▸ GIVEN TASK: Write the data below out exactly as it stands. Do not include the pictures.

----- GIVEN DATA

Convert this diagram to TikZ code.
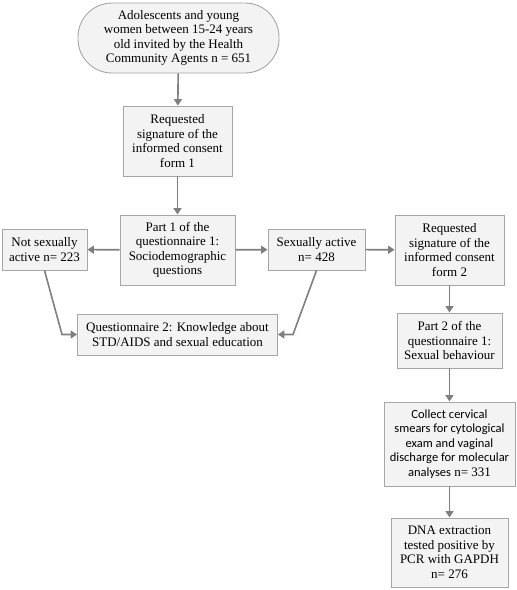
\documentclass[tikz,border=0pt]{standalone}
\usepackage{fontspec}
\setmainfont{Liberation Serif}
\newfontfamily\calfont{Carlito}
\usetikzlibrary{arrows.meta}
\definecolor{boxfill}{HTML}{F3F3F3}
\definecolor{boxline}{HTML}{A6A6A6}
\definecolor{arrowcol}{HTML}{7F7F7F}
\begin{document}
\begin{tikzpicture}[x=1pt,y=-1pt,
  box/.style={draw=boxline,fill=boxfill,line width=0.9pt,align=center,inner sep=1pt,
    font=\fontsize{13}{14.5}\selectfont},
  conn/.style={draw=arrowcol,line width=1.6pt,-{Triangle[width=8pt,length=6.5pt]}}]
\useasboundingbox (0,0) rectangle (517,590);
\node[box,rounded corners=34pt,minimum width=201pt,minimum height=70pt] (start) at (178.5,38)
  {Adolescents and young\\women between 15-24 years\\old invited by the Health\\Community Agents n = 651};
\node[box,minimum width=109pt,minimum height=70pt] (req1) at (177.5,141)
  {Requested\\signature of the\\informed consent\\form 1};
\node[box,minimum width=115pt,minimum height=70pt] (part1) at (177.5,250)
  {Part 1 of the\\questionnaire 1:\\Sociodemographic\\questions};
\node[box,minimum width=85pt,minimum height=41pt] (notsa) at (44.5,249.5)
  {Not sexually\\active n= 223};
\node[box,minimum width=97pt,minimum height=41pt] (sa) at (316.5,249.5)
  {Sexually active\\n= 428};
\node[box,minimum width=109pt,minimum height=70pt] (req2) at (449.5,250)
  {Requested\\signature of the\\informed consent\\form 2};
\node[box,minimum width=200pt,minimum height=41pt] (q2) at (177.5,334.5)
  {Questionnaire 2: Knowledge about\\STD/AIDS and sexual education};
\node[box,minimum width=105pt,minimum height=55pt] (part2) at (449.5,340.5)
  {Part 2 of the\\questionnaire 1:\\Sexual behaviour};
\node[box,minimum width=131pt,minimum height=84pt] (collect) at (449.5,444)
  {{\calfont\fontsize{12.5}{14.5}\selectfont Collect cervical}\\{\calfont\fontsize{12.5}{14.5}\selectfont smears for cytological}\\{\calfont\fontsize{12.5}{14.5}\selectfont exam and vaginal}\\{\calfont\fontsize{12.5}{14.5}\selectfont discharge for molecular}\\{\calfont\fontsize{12.5}{14.5}\selectfont analyses} n= 331};
\node[box,minimum width=117pt,minimum height=69pt] (dna) at (449.5,552.5)
  {DNA extraction\\tested positive by\\PCR with GAPDH\\n= 276};
\coordinate (lbend) at (62,334.5);
\coordinate (rbend) at (293,334.5);
\draw[conn] (start) -- (req1);
\draw[conn] (req1) -- (part1);
\draw[conn] (part1) -- (notsa);
\draw[conn] (part1) -- (sa);
\draw[conn] (sa) -- (req2);
\draw[conn] (req2) -- (part2);
\draw[conn] (part2) -- (collect);
\draw[conn] (collect) -- (dna);
\draw[conn] (notsa.south) -- (lbend) -- (q2.west);
\draw[conn] (sa.south) -- (rbend) -- (q2.east);
\end{tikzpicture}
\end{document}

----------

▸ TASK RESULT:
Convert this diagram to TikZ code.
\documentclass[tikz,border=0pt]{standalone}
\usepackage{fontspec}
\setmainfont{Liberation Serif}
\newfontfamily\calfont{Carlito}
\usetikzlibrary{arrows.meta}
\definecolor{boxfill}{HTML}{F3F3F3}
\definecolor{boxline}{HTML}{A6A6A6}
\definecolor{arrowcol}{HTML}{7F7F7F}
\begin{document}
\begin{tikzpicture}[x=1pt,y=-1pt,
  box/.style={draw=boxline,fill=boxfill,line width=0.9pt,align=center,inner sep=1pt,
    font=\fontsize{13}{14.5}\selectfont},
  conn/.style={draw=arrowcol,line width=1.6pt,-{Triangle[width=8pt,length=6.5pt]}}]
\useasboundingbox (0,0) rectangle (517,590);
\node[box,rounded corners=34pt,minimum width=201pt,minimum height=70pt] (start) at (178.5,38)
  {Adolescents and young\\women between 15-24 years\\old invited by the Health\\Community Agents n = 651};
\node[box,minimum width=109pt,minimum height=70pt] (req1) at (177.5,141)
  {Requested\\signature of the\\informed consent\\form 1};
\node[box,minimum width=115pt,minimum height=70pt] (part1) at (177.5,250)
  {Part 1 of the\\questionnaire 1:\\Sociodemographic\\questions};
\node[box,minimum width=85pt,minimum height=41pt] (notsa) at (44.5,249.5)
  {Not sexually\\active n= 223};
\node[box,minimum width=97pt,minimum height=41pt] (sa) at (316.5,249.5)
  {Sexually active\\n= 428};
\node[box,minimum width=109pt,minimum height=70pt] (req2) at (449.5,250)
  {Requested\\signature of the\\informed consent\\form 2};
\node[box,minimum width=200pt,minimum height=41pt] (q2) at (177.5,334.5)
  {Questionnaire 2: Knowledge about\\STD/AIDS and sexual education};
\node[box,minimum width=105pt,minimum height=55pt] (part2) at (449.5,340.5)
  {Part 2 of the\\questionnaire 1:\\Sexual behaviour};
\node[box,minimum width=131pt,minimum height=84pt] (collect) at (449.5,444)
  {{\calfont\fontsize{12.5}{14.5}\selectfont Collect cervical}\\{\calfont\fontsize{12.5}{14.5}\selectfont smears for cytological}\\{\calfont\fontsize{12.5}{14.5}\selectfont exam and vaginal}\\{\calfont\fontsize{12.5}{14.5}\selectfont discharge for molecular}\\{\calfont\fontsize{12.5}{14.5}\selectfont analyses} n= 331};
\node[box,minimum width=117pt,minimum height=69pt] (dna) at (449.5,552.5)
  {DNA extraction\\tested positive by\\PCR with GAPDH\\n= 276};
\coordinate (lbend) at (62,334.5);
\coordinate (rbend) at (293,334.5);
\draw[conn] (start) -- (req1);
\draw[conn] (req1) -- (part1);
\draw[conn] (part1) -- (notsa);
\draw[conn] (part1) -- (sa);
\draw[conn] (sa) -- (req2);
\draw[conn] (req2) -- (part2);
\draw[conn] (part2) -- (collect);
\draw[conn] (collect) -- (dna);
\draw[conn] (notsa.south) -- (lbend) -- (q2.west);
\draw[conn] (sa.south) -- (rbend) -- (q2.east);
\end{tikzpicture}
\end{document}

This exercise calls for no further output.